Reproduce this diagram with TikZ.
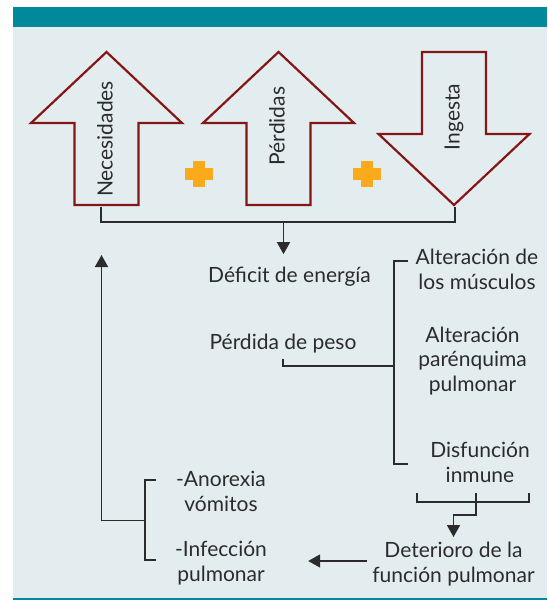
\documentclass[tikz,border=0pt]{standalone}
\usepackage{fontspec}
\setmainfont{Lato}
\usetikzlibrary{arrows.meta}
\definecolor{barcol}{HTML}{00899A}
\definecolor{panelcol}{HTML}{E3EDF0}
\definecolor{textcol}{HTML}{2B2B2B}
\definecolor{arrowcol}{HTML}{851616}
\definecolor{pluscol}{HTML}{FBAA1B}
\begin{document}
\begin{tikzpicture}[
            x = 1pt, y = -1pt,
            txt/.style = {text = textcol, font = \fontsize{21}{24.5}\selectfont, align = center, inner sep = 5pt},
            vert/.style = {txt, rotate = 90},
            blockarrow/.style = {draw = arrowcol, line width = 2.2pt, line join = miter},
            plusmark/.style = {fill = pluscol},
            wire/.style = {draw = textcol, line width = 1.6pt},
            arr/.style = {wire, -{Triangle[width = 13pt, length = 12pt]}},
        ]
        \useasboundingbox (0,0) rectangle (547,601);
        \path[fill = panelcol] (12.5,27) rectangle (547,598);
        \path[fill = barcol] (12.5,7) rectangle (547,27);
        \path[draw = barcol, line width = 2pt] (12.5,599) -- (547,599);

        \path[blockarrow] (74.5,205) -- (74.5,123) -- (31,123) -- (106.5,52) -- (182,123) -- (138.5,123) -- (138.5,205) -- cycle;
        \path[blockarrow] (246.5,205) -- (246.5,123) -- (203,123) -- (278.5,52) -- (354,123) -- (310.5,123) -- (310.5,205) -- cycle;
        \path[blockarrow] (422,52) -- (422,134) -- (378.5,134) -- (454,205) -- (529.5,134) -- (486,134) -- (486,52) -- cycle;

        \path[plusmark] (193,161) rectangle (205,187);
        \path[plusmark] (185,168) rectangle (213,180);
        \path[plusmark] (361,161) rectangle (373,187);
        \path[plusmark] (353,168) rectangle (381,180);

        \node (nec) [vert] at (105,139) {Necesidades};
        \node (perd) [vert] at (277,126) {Pérdidas};
        \node (ing) [vert] at (454,117) {Ingesta};

        \node (deficit) [txt] at (289.5,277) {Déficit de energía};
        \node (peso) [txt] at (283,344) {Pérdida de peso};
        \node (musc) [txt] at (477,269.5) {Alteración de\\los músculos};
        \node (paren) [txt] at (472.5,361) {Alteración\\parénquima\\pulmonar};
        \node (inmune) [txt] at (480,462.5) {Disfunción\\inmune};
        \node (deter) [txt] at (453.5,564) {Deterioro de la\\función pulmonar};
        \node (anorex) [txt] at (221,491.5) {-Anorexia\\vómitos};
        \node (infec) [txt] at (221,563) {-Infección\\pulmonar};

        \coordinate (bl) at (101,207);
        \coordinate (br) at (455,207);
        \coordinate (j1) at (283.5,222);
        \coordinate (rt) at (408,261);
        \coordinate (rb) at (408,464);
        \coordinate (j2) at (394,366);
        \coordinate (il) at (417,493);
        \coordinate (im) at (476,493);
        \coordinate (ir) at (529,493);
        \coordinate (lt) at (156,480);
        \coordinate (lb) at (156,560);
        \coordinate (j3) at (145,520.5);
        \coordinate (up) at (101.5,255);

        \path[wire] (bl) -- ++(0,15) -| (br);
        \path[arr, shorten >= 8pt] (j1) -- (j1 |- deficit.north);

        \path[wire] (rt) -- ++(-14,0) |- (rb);
        \path[wire] (peso.south) |- (j2);

        \path[wire] (il) -- ++(0,9) -| (ir);
        \path[arr] (im) -- ++(0,22) -| (deter.north);

        \path[arr] ([yshift = 3pt]deter.west) -- ++(-59,0);

        \path[wire] (lt) -- ++(-11,0) |- (lb);
        \path[arr] (j3) -| (up);
    \end{tikzpicture}
\end{document}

◇ ◇ ◇ ◇

The lines from the start of the data through the line that contains "(12.5,599) -- (547,599);" are to be returned exactly, please, with both ends included and every picture left out.

Reproduce this diagram with TikZ.
\documentclass[tikz,border=0pt]{standalone}
\usepackage{fontspec}
\setmainfont{Lato}
\usetikzlibrary{arrows.meta}
\definecolor{barcol}{HTML}{00899A}
\definecolor{panelcol}{HTML}{E3EDF0}
\definecolor{textcol}{HTML}{2B2B2B}
\definecolor{arrowcol}{HTML}{851616}
\definecolor{pluscol}{HTML}{FBAA1B}
\begin{document}
\begin{tikzpicture}[
            x = 1pt, y = -1pt,
            txt/.style = {text = textcol, font = \fontsize{21}{24.5}\selectfont, align = center, inner sep = 5pt},
            vert/.style = {txt, rotate = 90},
            blockarrow/.style = {draw = arrowcol, line width = 2.2pt, line join = miter},
            plusmark/.style = {fill = pluscol},
            wire/.style = {draw = textcol, line width = 1.6pt},
            arr/.style = {wire, -{Triangle[width = 13pt, length = 12pt]}},
        ]
        \useasboundingbox (0,0) rectangle (547,601);
        \path[fill = panelcol] (12.5,27) rectangle (547,598);
        \path[fill = barcol] (12.5,7) rectangle (547,27);
        \path[draw = barcol, line width = 2pt] (12.5,599) -- (547,599);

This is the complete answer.